Once the contract was signed, the league had five days to reject it; and after a handful of long-term deals with diminishing cap hits towards the end of their contracts, Kovalchuk's is the one that the NHL is putting its foot down over.
TSN Insider Darren Dreger explains that the deal was rejected due to the fact that the NHL does not believe that either Kovalchuk nor the Devils expected the 2004 Rocket Richard trophy winner would be playing near end of the contract and that it is a case of artificially lowering the annual average value of the contract. The Devils must now either file the contract once again or the Players' Association can file a grievance.
Should the NHLPA decide to file a grievance, the contract would remain dead until an arbitrator determines otherwise.
The NHLPA has five days to file that grievance and the contract would be considered dead until an arbitrator's decision is announced.

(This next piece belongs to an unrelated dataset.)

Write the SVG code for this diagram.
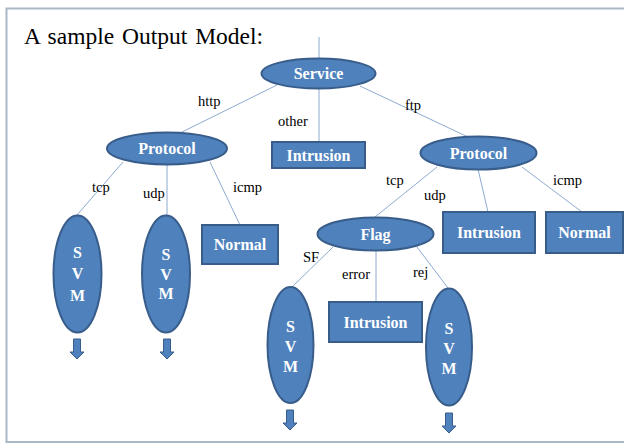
<svg xmlns="http://www.w3.org/2000/svg" width="624" height="443" viewBox="0 0 624 443">
<defs>
<style>
.n{fill:#4f81bd;stroke:#385d8a;stroke-width:2}
.t{font-family:"Liberation Serif",serif;font-weight:bold;font-size:16px;fill:#fff;text-anchor:middle}
.l{font-family:"Liberation Serif",serif;font-size:14.5px;fill:#000}
.c{stroke:#8eaad0;stroke-width:1;fill:none}
.a{fill:#4f81bd;stroke:#385d8a;stroke-width:1}
</style>
<polygon id="arr" class="a" points="-3.5,0 3.5,0 3.5,13 7,13 0,20 -7,13 -3.5,13"/>
</defs>
<rect x="0" y="0" width="624" height="443" fill="#fff"/>
<rect x="6.5" y="8.5" width="630" height="433.5" fill="none" stroke="#a9b8c8" stroke-width="2"/>
<text x="24" y="44" font-family="Liberation Serif,serif" font-size="23.5" fill="#000" word-spacing="2">A sample Output Model:</text>

<g id="connectors">
<line class="c" x1="319" y1="37" x2="319" y2="58"/>
<line class="c" x1="277" y1="85" x2="180" y2="133"/>
<line class="c" x1="319" y1="89" x2="319" y2="142"/>
<line class="c" x1="360" y1="86" x2="468" y2="137"/>
<line class="c" x1="123" y1="162" x2="77" y2="215"/>
<line class="c" x1="167" y1="165" x2="167" y2="215"/>
<line class="c" x1="210" y1="162" x2="240" y2="225"/>
<line class="c" x1="437" y1="167" x2="375" y2="217"/>
<line class="c" x1="478" y1="169" x2="488" y2="212"/>
<line class="c" x1="522" y1="167" x2="582" y2="212"/>
<line class="c" x1="333" y1="247" x2="292" y2="287"/>
<line class="c" x1="376" y1="251" x2="376" y2="302"/>
<line class="c" x1="417" y1="247" x2="448" y2="288"/>
<text class="l" x="198" y="106">http</text>
<text class="l" x="278" y="126">other</text>
<text class="l" x="405" y="110">ftp</text>
<text class="l" x="92" y="192">tcp</text>
<text class="l" x="143" y="198">udp</text>
<text class="l" x="233" y="192">icmp</text>
<text class="l" x="386" y="185">tcp</text>
<text class="l" x="424" y="200">udp</text>
<text class="l" x="553" y="185">icmp</text>
<text class="l" x="303" y="262">SF</text>
<text class="l" x="342" y="279">error</text>
<text class="l" x="413" y="277">rej</text>
</g>

<g id="service"><ellipse class="n" cx="318.5" cy="73.5" rx="57" ry="15"/><text class="t" x="318.5" y="79">Service</text></g>
<g id="protocol1"><ellipse class="n" cx="167" cy="148.5" rx="60" ry="16"/><text class="t" x="167" y="154">Protocol</text></g>
<g id="intrusion1"><rect class="n" x="272" y="142" width="93" height="26"/><text class="t" x="318.5" y="160.5">Intrusion</text></g>
<g id="protocol2"><ellipse class="n" cx="478.5" cy="153" rx="58" ry="16.5"/><text class="t" x="478.5" y="158.5">Protocol</text></g>

<g id="svm1"><ellipse class="n" cx="77.5" cy="274" rx="24" ry="58.5"/><text class="t" x="77.5" y="258">S</text><text class="t" x="77.5" y="279">V</text><text class="t" x="77.5" y="301">M</text></g>
<g id="svm2"><ellipse class="n" cx="166" cy="274" rx="24" ry="58.5"/><text class="t" x="166" y="260">S</text><text class="t" x="166" y="280">V</text><text class="t" x="166" y="299">M</text></g>
<g id="normal1"><rect class="n" x="202" y="225" width="76" height="39"/><text class="t" x="240" y="250">Normal</text></g>

<g id="flag"><ellipse class="n" cx="375.5" cy="234" rx="58" ry="16.5"/><text class="t" x="375.5" y="239.5">Flag</text></g>
<g id="intrusion2"><rect class="n" x="443" y="212" width="92" height="41"/><text class="t" x="489" y="238">Intrusion</text></g>
<g id="normal2"><rect class="n" x="546" y="212" width="77" height="41"/><text class="t" x="584.5" y="238">Normal</text></g>

<g id="svm3"><ellipse class="n" cx="290.5" cy="345" rx="23" ry="58"/><text class="t" x="290.5" y="332">S</text><text class="t" x="290.5" y="352">V</text><text class="t" x="290.5" y="372">M</text></g>
<g id="intrusion3"><rect class="n" x="329" y="302" width="93" height="40"/><text class="t" x="375.5" y="328">Intrusion</text></g>
<g id="svm4"><ellipse class="n" cx="449" cy="347" rx="23" ry="58.5"/><text class="t" x="449" y="334">S</text><text class="t" x="449" y="354">V</text><text class="t" x="449" y="374">M</text></g>

<g id="arrows">
<use href="#arr" x="77" y="339"/>
<use href="#arr" x="167" y="339"/>
<use href="#arr" x="290" y="410"/>
<use href="#arr" x="449" y="413"/>
</g>
</svg>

Devils general manager Lou Lamoriello, who openly admitted he was not a fan of the deal and that the NHL "shouldn't have these," declined comment, according to The Bergen Record's Tom Gulitti, while team owner Jeff Vanderbeek was unaware of any rejection. And interestingly enough, Gulitti points out that the New Jersey's VP of Hockey Ops, Steve Pellegrini, worked for the NHL as their "cap regulator," meaning that he understands everything there is to know about the CBA.
After waiting through 19 days of speculation and rumor, it appears the Summer of Kovalchuk isn't quite finished yet.